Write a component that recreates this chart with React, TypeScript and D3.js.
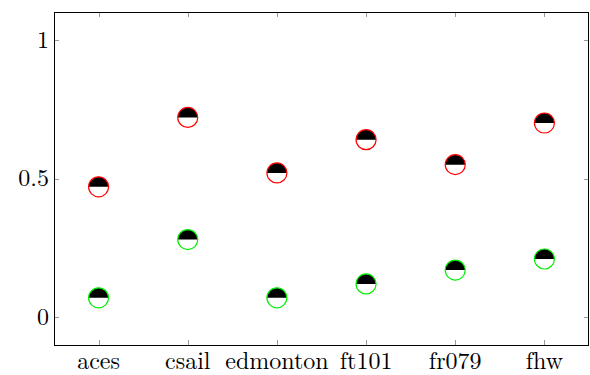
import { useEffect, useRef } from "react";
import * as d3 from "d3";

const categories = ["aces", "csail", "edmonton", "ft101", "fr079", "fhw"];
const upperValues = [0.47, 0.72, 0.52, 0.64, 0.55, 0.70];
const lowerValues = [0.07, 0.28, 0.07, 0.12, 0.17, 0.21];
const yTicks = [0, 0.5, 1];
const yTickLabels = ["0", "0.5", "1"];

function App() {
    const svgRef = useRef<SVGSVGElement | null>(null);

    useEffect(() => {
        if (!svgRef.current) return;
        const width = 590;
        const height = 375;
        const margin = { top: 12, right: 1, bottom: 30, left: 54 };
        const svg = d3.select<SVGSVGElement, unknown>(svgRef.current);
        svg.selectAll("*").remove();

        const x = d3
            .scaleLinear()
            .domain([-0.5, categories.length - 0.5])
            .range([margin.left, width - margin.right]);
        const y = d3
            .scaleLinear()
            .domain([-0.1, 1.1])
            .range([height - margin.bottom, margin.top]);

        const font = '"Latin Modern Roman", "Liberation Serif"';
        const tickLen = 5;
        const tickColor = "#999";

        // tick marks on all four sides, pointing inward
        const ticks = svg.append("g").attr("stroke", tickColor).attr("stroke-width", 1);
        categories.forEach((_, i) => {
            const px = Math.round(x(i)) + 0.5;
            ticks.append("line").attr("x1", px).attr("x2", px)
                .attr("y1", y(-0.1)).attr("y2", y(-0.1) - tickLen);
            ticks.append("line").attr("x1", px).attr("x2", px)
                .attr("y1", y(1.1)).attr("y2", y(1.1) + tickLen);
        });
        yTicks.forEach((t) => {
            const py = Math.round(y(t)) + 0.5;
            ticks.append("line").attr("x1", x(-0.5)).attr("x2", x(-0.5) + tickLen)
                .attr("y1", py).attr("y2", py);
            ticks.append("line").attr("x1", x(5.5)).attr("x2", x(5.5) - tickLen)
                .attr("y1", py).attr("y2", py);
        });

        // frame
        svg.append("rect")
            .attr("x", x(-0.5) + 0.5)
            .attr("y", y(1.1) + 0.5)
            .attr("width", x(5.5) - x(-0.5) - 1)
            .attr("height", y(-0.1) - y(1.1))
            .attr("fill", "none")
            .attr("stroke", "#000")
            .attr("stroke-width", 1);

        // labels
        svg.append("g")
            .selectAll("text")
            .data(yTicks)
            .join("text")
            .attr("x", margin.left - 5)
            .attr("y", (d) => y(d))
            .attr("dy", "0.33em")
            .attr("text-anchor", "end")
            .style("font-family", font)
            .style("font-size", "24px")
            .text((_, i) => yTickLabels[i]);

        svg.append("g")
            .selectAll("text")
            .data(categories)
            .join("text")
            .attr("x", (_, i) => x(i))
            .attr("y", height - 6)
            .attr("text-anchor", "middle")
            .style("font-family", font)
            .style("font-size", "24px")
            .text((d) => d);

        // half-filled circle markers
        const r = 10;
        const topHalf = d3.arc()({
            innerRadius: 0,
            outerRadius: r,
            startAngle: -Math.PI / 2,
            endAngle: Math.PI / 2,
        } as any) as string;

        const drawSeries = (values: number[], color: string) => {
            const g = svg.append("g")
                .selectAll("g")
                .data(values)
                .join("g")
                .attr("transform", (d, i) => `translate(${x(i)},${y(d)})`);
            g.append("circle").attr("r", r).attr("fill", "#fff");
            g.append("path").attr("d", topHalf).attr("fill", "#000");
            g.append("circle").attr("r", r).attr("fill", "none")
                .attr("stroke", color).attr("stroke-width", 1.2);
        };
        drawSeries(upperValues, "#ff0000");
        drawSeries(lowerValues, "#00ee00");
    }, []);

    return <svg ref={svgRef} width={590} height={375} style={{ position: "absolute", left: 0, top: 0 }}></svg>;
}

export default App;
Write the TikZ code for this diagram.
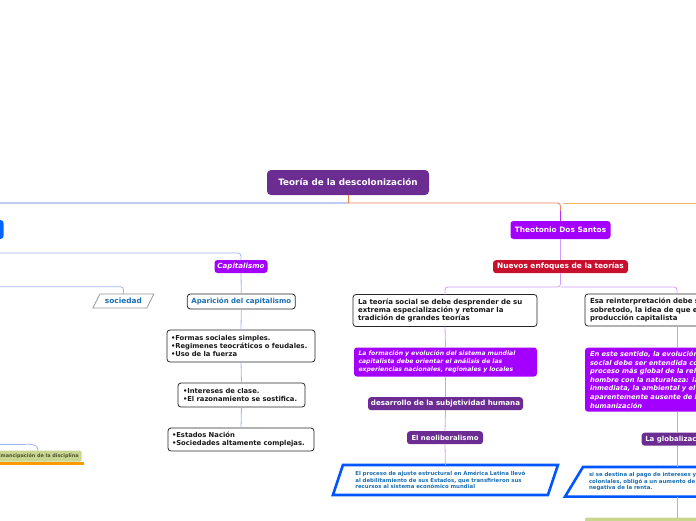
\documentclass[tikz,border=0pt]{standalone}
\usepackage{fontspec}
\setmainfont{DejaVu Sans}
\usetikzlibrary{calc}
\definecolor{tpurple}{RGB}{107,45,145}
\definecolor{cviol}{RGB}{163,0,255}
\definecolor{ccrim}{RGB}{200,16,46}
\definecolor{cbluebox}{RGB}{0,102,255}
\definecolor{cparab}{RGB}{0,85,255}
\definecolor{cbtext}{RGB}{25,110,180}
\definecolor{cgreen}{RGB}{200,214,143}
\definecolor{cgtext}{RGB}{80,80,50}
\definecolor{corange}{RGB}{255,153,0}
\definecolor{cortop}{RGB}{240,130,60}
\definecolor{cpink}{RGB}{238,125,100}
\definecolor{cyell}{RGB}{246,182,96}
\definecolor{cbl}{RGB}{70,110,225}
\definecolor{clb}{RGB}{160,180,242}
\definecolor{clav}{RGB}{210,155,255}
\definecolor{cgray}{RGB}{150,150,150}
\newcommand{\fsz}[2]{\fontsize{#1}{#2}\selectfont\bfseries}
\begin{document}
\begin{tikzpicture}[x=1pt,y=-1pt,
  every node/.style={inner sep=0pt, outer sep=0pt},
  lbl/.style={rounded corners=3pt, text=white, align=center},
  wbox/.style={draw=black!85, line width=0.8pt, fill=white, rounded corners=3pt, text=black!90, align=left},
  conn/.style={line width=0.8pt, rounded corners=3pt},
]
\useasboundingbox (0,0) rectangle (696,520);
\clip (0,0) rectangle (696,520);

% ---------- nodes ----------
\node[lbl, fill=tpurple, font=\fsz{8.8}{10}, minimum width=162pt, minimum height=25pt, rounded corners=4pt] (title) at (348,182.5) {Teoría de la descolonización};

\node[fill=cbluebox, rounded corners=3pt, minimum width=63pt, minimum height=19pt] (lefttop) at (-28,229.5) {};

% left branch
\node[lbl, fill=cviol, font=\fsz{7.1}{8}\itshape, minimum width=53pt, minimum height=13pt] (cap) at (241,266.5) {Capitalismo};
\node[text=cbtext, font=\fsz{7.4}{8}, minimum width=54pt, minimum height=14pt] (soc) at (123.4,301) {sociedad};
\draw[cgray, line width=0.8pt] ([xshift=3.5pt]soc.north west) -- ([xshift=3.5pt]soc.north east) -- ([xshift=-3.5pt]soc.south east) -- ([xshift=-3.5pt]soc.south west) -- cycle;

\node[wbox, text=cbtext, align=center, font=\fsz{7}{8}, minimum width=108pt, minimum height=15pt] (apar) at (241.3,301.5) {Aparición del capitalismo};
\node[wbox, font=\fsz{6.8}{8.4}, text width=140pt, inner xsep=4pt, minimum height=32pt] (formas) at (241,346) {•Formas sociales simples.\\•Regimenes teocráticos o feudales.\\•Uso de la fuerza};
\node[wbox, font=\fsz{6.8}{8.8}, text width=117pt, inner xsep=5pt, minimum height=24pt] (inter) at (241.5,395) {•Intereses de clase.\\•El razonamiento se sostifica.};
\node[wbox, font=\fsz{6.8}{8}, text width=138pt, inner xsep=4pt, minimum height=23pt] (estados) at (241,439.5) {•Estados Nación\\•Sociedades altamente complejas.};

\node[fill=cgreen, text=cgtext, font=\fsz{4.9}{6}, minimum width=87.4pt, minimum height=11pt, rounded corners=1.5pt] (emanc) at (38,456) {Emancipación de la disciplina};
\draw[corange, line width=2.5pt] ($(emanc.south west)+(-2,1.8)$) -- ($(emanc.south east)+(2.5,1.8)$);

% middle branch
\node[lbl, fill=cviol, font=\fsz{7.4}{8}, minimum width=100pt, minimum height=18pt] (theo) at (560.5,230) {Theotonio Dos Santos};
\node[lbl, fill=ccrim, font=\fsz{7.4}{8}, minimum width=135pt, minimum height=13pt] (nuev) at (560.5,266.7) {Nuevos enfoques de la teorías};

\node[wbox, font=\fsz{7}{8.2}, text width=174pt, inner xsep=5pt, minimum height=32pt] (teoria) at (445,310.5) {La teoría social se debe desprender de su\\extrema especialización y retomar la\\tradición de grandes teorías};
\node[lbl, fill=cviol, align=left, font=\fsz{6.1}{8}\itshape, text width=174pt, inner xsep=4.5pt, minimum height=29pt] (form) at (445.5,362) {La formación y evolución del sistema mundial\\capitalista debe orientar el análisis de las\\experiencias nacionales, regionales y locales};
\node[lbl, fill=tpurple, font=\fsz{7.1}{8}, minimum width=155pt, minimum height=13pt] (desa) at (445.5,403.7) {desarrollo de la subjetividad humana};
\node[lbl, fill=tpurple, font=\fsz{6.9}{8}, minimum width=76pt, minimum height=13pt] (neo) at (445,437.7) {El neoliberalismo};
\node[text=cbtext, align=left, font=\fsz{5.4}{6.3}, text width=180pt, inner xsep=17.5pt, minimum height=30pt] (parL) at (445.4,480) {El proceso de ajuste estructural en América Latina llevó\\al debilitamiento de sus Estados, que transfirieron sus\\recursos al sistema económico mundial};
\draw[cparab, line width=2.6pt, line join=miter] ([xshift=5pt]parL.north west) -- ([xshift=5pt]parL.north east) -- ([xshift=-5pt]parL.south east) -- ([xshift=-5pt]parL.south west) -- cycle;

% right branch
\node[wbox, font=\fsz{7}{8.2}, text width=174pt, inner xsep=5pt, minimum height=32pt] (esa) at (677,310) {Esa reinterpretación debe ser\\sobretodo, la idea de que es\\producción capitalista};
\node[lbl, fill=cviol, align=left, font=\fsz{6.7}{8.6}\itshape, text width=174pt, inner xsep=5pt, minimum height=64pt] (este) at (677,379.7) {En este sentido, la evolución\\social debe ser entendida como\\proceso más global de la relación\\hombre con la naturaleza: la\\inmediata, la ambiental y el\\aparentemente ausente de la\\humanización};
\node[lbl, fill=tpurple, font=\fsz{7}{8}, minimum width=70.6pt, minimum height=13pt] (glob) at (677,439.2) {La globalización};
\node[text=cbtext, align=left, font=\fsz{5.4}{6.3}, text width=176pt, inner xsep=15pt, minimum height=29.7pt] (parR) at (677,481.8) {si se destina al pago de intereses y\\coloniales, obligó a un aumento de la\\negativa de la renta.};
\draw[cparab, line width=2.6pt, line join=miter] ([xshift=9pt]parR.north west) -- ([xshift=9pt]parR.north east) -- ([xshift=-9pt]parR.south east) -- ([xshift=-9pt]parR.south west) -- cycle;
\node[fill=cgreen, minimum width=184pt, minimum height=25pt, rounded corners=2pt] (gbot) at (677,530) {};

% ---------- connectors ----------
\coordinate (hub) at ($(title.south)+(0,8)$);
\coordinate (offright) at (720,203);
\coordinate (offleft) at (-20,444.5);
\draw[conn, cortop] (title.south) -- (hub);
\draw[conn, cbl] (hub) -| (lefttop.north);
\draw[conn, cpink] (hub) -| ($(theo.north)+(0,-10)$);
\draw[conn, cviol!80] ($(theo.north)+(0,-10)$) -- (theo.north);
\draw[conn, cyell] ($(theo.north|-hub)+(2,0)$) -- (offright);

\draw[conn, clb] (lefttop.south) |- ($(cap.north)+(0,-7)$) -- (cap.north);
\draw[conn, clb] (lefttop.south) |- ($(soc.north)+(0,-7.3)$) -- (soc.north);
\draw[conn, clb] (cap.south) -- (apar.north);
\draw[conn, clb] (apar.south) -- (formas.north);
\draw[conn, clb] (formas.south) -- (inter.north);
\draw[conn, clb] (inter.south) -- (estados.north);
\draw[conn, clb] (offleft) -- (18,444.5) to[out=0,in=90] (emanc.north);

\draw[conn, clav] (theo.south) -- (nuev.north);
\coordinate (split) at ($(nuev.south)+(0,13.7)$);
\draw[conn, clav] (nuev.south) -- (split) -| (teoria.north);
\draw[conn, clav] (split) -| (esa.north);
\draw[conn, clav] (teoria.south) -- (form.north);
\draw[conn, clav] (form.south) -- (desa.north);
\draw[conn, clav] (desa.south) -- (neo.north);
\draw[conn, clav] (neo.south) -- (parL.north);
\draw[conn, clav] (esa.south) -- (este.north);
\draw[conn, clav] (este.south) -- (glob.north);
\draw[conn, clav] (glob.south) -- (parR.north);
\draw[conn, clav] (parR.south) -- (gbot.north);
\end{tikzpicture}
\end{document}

* * *

### DO THIS
From the opening line of the listing above through the line bearing "import * as", repeat each line exactly. Drop every picture.

### RESULT BELOW
Write a component that recreates this chart with React, TypeScript and D3.js.
import { useEffect, useRef } from "react";
import * as d3 from "d3";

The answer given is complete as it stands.